Aggregation and Deposition Kinetics of Fullerene Nanoparticles Onto Quartz Surface
Kai Loon Chen, Department of Geography and Environmental Engineering, Johns Hopkins University, Baltimore, MD 21218 and Menachem Elimelech, Department of Chemical Engineering, Environmental Engineering Program, Yale University, New Haven, CT 06520-8286.

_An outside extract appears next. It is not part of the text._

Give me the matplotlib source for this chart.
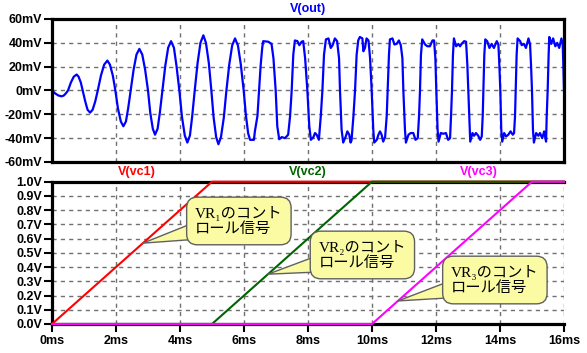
import matplotlib
matplotlib.use("Agg")
import matplotlib.pyplot as plt

# V(out) waveform (time in ms, value in mV)
t_out = [
    0.00, 0.10, 0.20, 0.30, 0.37, 0.43, 0.50, 0.59, 0.68, 0.77, 0.83, 0.90,
    0.96, 1.04, 1.11, 1.19, 1.27, 1.35, 1.43, 1.53, 1.63, 1.73, 1.81, 1.90,
    1.98, 2.06, 2.15, 2.23, 2.31, 2.38, 2.46, 2.55, 2.64, 2.73, 2.82, 2.91,
    3.00, 3.07, 3.15, 3.22, 3.30, 3.37, 3.45, 3.54, 3.63, 3.72, 3.81, 3.89,
    3.98, 4.06, 4.15, 4.23, 4.31, 4.38, 4.46, 4.55, 4.64, 4.73, 4.81, 4.90,
    4.98, 5.05, 5.13, 5.20, 5.28, 5.37, 5.45, 5.54, 5.63, 5.72, 5.81, 5.90,
    5.99, 6.06, 6.13, 6.19, 6.31, 6.34, 6.42, 6.47, 6.52, 6.57, 6.60, 6.76, 6.86,
    6.92, 6.99, 7.04, 7.10, 7.18, 7.28, 7.38, 7.44, 7.49, 7.54, 7.59,
    7.67, 7.73, 7.80, 7.85, 7.91, 7.98, 8.04, 8.09, 8.17, 8.22, 8.27, 8.34,
    8.40, 8.45, 8.50, 8.56, 8.64, 8.71, 8.77, 8.84, 8.91,
    8.97, 9.00, 9.05, 9.10, 9.18, 9.23, 9.29, 9.33, 9.36,
    9.42, 9.47, 9.52, 9.57, 9.62, 9.70, 9.73, 9.78, 9.83, 9.89,
    9.94, 9.99, 10.04, 10.07, 10.15, 10.20, 10.25, 10.30, 10.35, 10.41,
    10.46, 10.49, 10.53, 10.56, 10.64, 10.70, 10.77, 10.84, 10.90,
    10.95, 10.98, 11.03, 11.06, 11.14, 11.21, 11.29, 11.36, 11.43,
    11.47, 11.50, 11.53, 11.57, 11.66, 11.73, 11.81, 11.89, 11.94,
    11.98, 12.01, 12.05, 12.08, 12.15, 12.23, 12.31, 12.38, 12.44,
    12.47, 12.50, 12.53, 12.56, 12.63, 12.70, 12.75, 12.80, 12.88, 12.94,
    12.98, 13.01, 13.04, 13.07, 13.14, 13.19, 13.25, 13.32, 13.38, 13.43,
    13.46, 13.48, 13.51, 13.54, 13.60, 13.67, 13.74, 13.81, 13.90, 13.95,
    13.98, 14.01, 14.04, 14.07, 14.13, 14.19, 14.26, 14.33, 14.40, 14.44,
    14.47, 14.49, 14.52, 14.55, 14.63, 14.68, 14.75, 14.81, 14.89, 14.94,
    14.97, 15.00, 15.03, 15.06, 15.13, 15.20, 15.25, 15.32, 15.38, 15.44,
    15.46, 15.49, 15.52, 15.54, 15.60, 15.66, 15.73, 15.79, 15.85, 15.92, 15.96,
    15.98, 16.00,
]
v_out = [
    0.0, -2.5, -4.2, -4.9, -4.2, -2.5, 0.0, 6.7, 11.6, 13.4, 11.6, 6.7,
    0.0, -9.3, -16.1, -18.6, -16.1, -9.3, 0.0, 12.6, 21.7, 25.1, 21.7, 12.6,
    0.0, -15.0, -26.0, -30.0, -26.0, -15.0, 0.0, 17.5, 30.2, 34.9, 30.2, 17.5,
    0.0, -18.6, -32.1, -37.1, -32.1, -18.6, 0.0, 20.7, 35.9, 41.4, 35.9, 20.7,
    0.0, -21.9, -37.8, -43.7, -37.8, -21.9, 0.0, 23.2, 40.1, 46.3, 40.1, 23.2,
    0.0, -22.6, -39.1, -45.1, -39.1, -22.6, 0.0, 21.9, 37.8, 43.7, 37.8, 21.9,
    0.0, -21.0, -36.0, -41.4, -41.4, -34.3, -21.4, 0.0, 21.0, 36.0, 41.4, 40.9, 39.1,
    27.1, 0.0, -30.0, -40.9, -39.1, -40.0, -37.1, -21.4, 0.0, 30.0, 42.0,
    41.4, 38.0, 40.9, 41.4, 27.1, 0.0, -30.0, -41.4, -39.1, -35.7, -37.1, -41.4,
    -21.4, 0.0, 30.0, 42.9, 43.7, 35.7, 38.0, 43.7, 41.4,
    27.1, 0.0, -32.9, -43.7, -38.6, -34.3, -37.1, -43.7, -42.0,
    -21.4, 0.0, 30.0, 42.0, 44.9, 43.7, 32.9, 35.7, 43.7, 42.0,
    27.1, 0.0, -32.9, -43.7, -41.4, -37.1, -34.3, -37.1, -42.9, -39.1,
    -21.4, 0.0, 30.0, 42.9, 43.7, 38.6, 39.1, 42.0, 38.0,
    27.1, 0.0, -32.9, -43.7, -37.1, -35.7, -35.7, -41.4, -40.0,
    -21.4, 0.0, 30.0, 42.9, 38.6, 37.1, 37.1, 42.0, 42.0,
    27.1, 0.0, -32.9, -42.9, -35.7, -36.3, -35.7, -41.4, -40.0,
    -21.4, 0.0, 30.0, 43.7, 37.1, 39.1, 37.1, 39.1, 41.4, 40.9,
    21.4, 0.0, -21.4, -42.9, -35.7, -38.0, -35.7, -38.0, -41.4, -38.6,
    -21.4, 0.0, 30.0, 42.9, 41.4, 35.7, 39.1, 35.7, 41.4, 38.6,
    21.4, 0.0, -32.9, -42.9, -35.7, -38.6, -37.1, -34.3, -37.1, -35.7,
    -21.4, 0.0, 30.0, 43.7, 41.4, 38.0, 39.1, 35.7, 43.7, 38.6,
    21.4, 0.0, -32.9, -43.7, -35.7, -38.0, -35.7, -40.0, -34.3, -42.9,
    -21.4, 0.0, 30.0, 44.9, 39.1, 43.7, 37.1, 40.0, 35.7, 43.7, 38.6,
    21.4, 0.0,
]
assert len(t_out) == len(v_out)

# control voltages (ms, V)
t_vc = [0, 5, 10, 15, 16]
vc1 = [0, 1, 1, 1, 1]
vc2 = [0, 0, 1, 1, 1]
vc3 = [0, 0, 0, 1, 1]

out_ticks = [-60, -40, -20, 0, 20, 40, 60]
vc_ticks = [0.0, 0.1, 0.2, 0.3, 0.4, 0.5, 0.6, 0.7, 0.8, 0.9, 1.0]
time_ticks = [0, 2, 4, 6, 8, 10, 12, 14, 16]

# callouts: (text, tip time, tip value, box time, box value)
notes = [
    ("VR\u2081のコント\nロール信号", 2.84, 0.568, 5.84, 0.724),
    ("VR\u2082のコント\nロール信号", 6.75, 0.35, 9.70, 0.485),
    ("VR\u2083のコント\nロール信号", 10.81, 0.162, 13.84, 0.309),
]

LBL = dict(family="Liberation Sans", fontweight="bold", fontsize=9)

fig = plt.figure(figsize=(5.87, 3.53), dpi=100)
ax1 = fig.add_axes([0.0886, 0.5411, 0.8722, 0.4051])
ax2 = fig.add_axes([0.0886, 0.0822, 0.8722, 0.4031])

grid = dict(color="#707070", linestyle=(0, (3, 3)), linewidth=1)

# upper panel
ax1.plot(t_out, v_out, color="#0000ff", linewidth=1.6)
ax1.set_xlim(0, 16)
ax1.set_ylim(-60, 60)
ax1.set_yticks(out_ticks)
ax1.set_yticklabels(["%dmV" % v for v in out_ticks], **LBL)
ax1.set_xticks(time_ticks)
ax1.set_xticklabels([])
ax1.tick_params(axis="x", length=0)
ax1.tick_params(axis="y", length=6, width=1.5, pad=1)
ax1.grid(True, **grid)
for s in ax1.spines.values():
    s.set_linewidth(2.3)
ax1.annotate("V(out)", xy=(0.5, 1), xycoords="axes fraction", xytext=(0, 7),
             textcoords="offset points", ha="center", va="center",
             color="#0000ff", **LBL)

# lower panel
ax2.plot(t_vc, vc1, color="#ff0000", linewidth=1.5, clip_on=False, zorder=3)
ax2.plot(t_vc, vc2, color="#006400", linewidth=1.5, clip_on=False, zorder=3)
ax2.plot(t_vc, vc3, color="#ff00ff", linewidth=1.5, clip_on=False, zorder=3)
ax2.set_xlim(0, 16)
ax2.set_ylim(0, 1)
ax2.set_yticks(vc_ticks)
ax2.set_yticklabels(["%.1fV" % v for v in vc_ticks], **LBL)
ax2.set_xticks(time_ticks)
ax2.set_xticklabels(["%dms" % t for t in time_ticks], **LBL)
ax2.tick_params(length=6, width=1.5, pad=1)
ax2.tick_params(axis="x", pad=2)
ax2.grid(True, **grid)
for s in ax2.spines.values():
    s.set_linewidth(2.3)
ax2.spines["right"].set_visible(False)

titles = [("V(vc1)", "#ff0000"), ("V(vc2)", "#006400"), ("V(vc3)", "#ff00ff")]
for i, (txt, col) in enumerate(titles):
    ax2.annotate(txt, xy=((2 * i + 1) / 6, 1), xycoords="axes fraction",
                 xytext=(0, 7), textcoords="offset points", ha="center",
                 va="center", color=col, **LBL)

for txt, tx, ty, bx, by in notes:
    ax2.annotate(txt, xy=(tx, ty), xytext=(bx, by), ha="center", va="center",
                 multialignment="left", fontsize=11, linespacing=1.2,
                 family=["Liberation Serif", "DejaVu Serif", "Noto Sans CJK JP"],
                 bbox=dict(boxstyle="round,pad=0.55,rounding_size=0.7",
                           fc="#fbfba4", ec="#606060", lw=1),
                 arrowprops=dict(arrowstyle="wedge,tail_width=2.0,shrink_factor=0.5",
                                 fc="#fbfba4", ec="#606060", lw=1,
                                 shrinkA=0, shrinkB=0, patchA=None),
                 zorder=5)

fig.savefig("out.png", dpi=100)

The buckminsterfullerene C60 is a nanomaterial with potential applications in the fields of optics, electronics, and biomedical engineering. With the impending widespread utilization of fullerene in industrial and consumer products, fullerene pollution of natural aquatic systems may become a major concern. This is especially so as some studies have indicated fullerene to be toxic to bacteria and fish. Under aqueous conditions, hydrophobic fullerene molecules bind strongly together to form fullerene nanoparticles. In order to better understand the fate and transport of these nanoparticles when fullerene is released into natural aquatic systems, we investigate the aggregation and deposition kinetics in the presence of common monovalent and divalent electrolytes. The fullerene nanoparticles synthesized in our laboratory are generally spherical, having diameters mostly ranging from 30–70 nm. Aggregation kinetics of the negatively-charged nanoparticles in the presence of sodium and calcium chlorides are derived through dynamic light scattering. We observe diffusion- and reaction-limited regimes in both electrolytes, indicating aggregation behavior consistent with DLVO theory. Deposition kinetics of the nanoparticles onto quartz surface are also studied with the quartz crystal microbalance (QCM). We find increase in deposition kinetics with increases in concentration of both electrolytes. However, once we approach the critical coagulation concentration, the deposition rate decreases drastically, due to concurrent aggregation of the particles. This fast formation of aggregates greatly reduces the convective-diffusive transport of the fullerene towards the quartz surface. The release of deposited nanoparticles from the quartz surface is also looked into under different chemical conditions.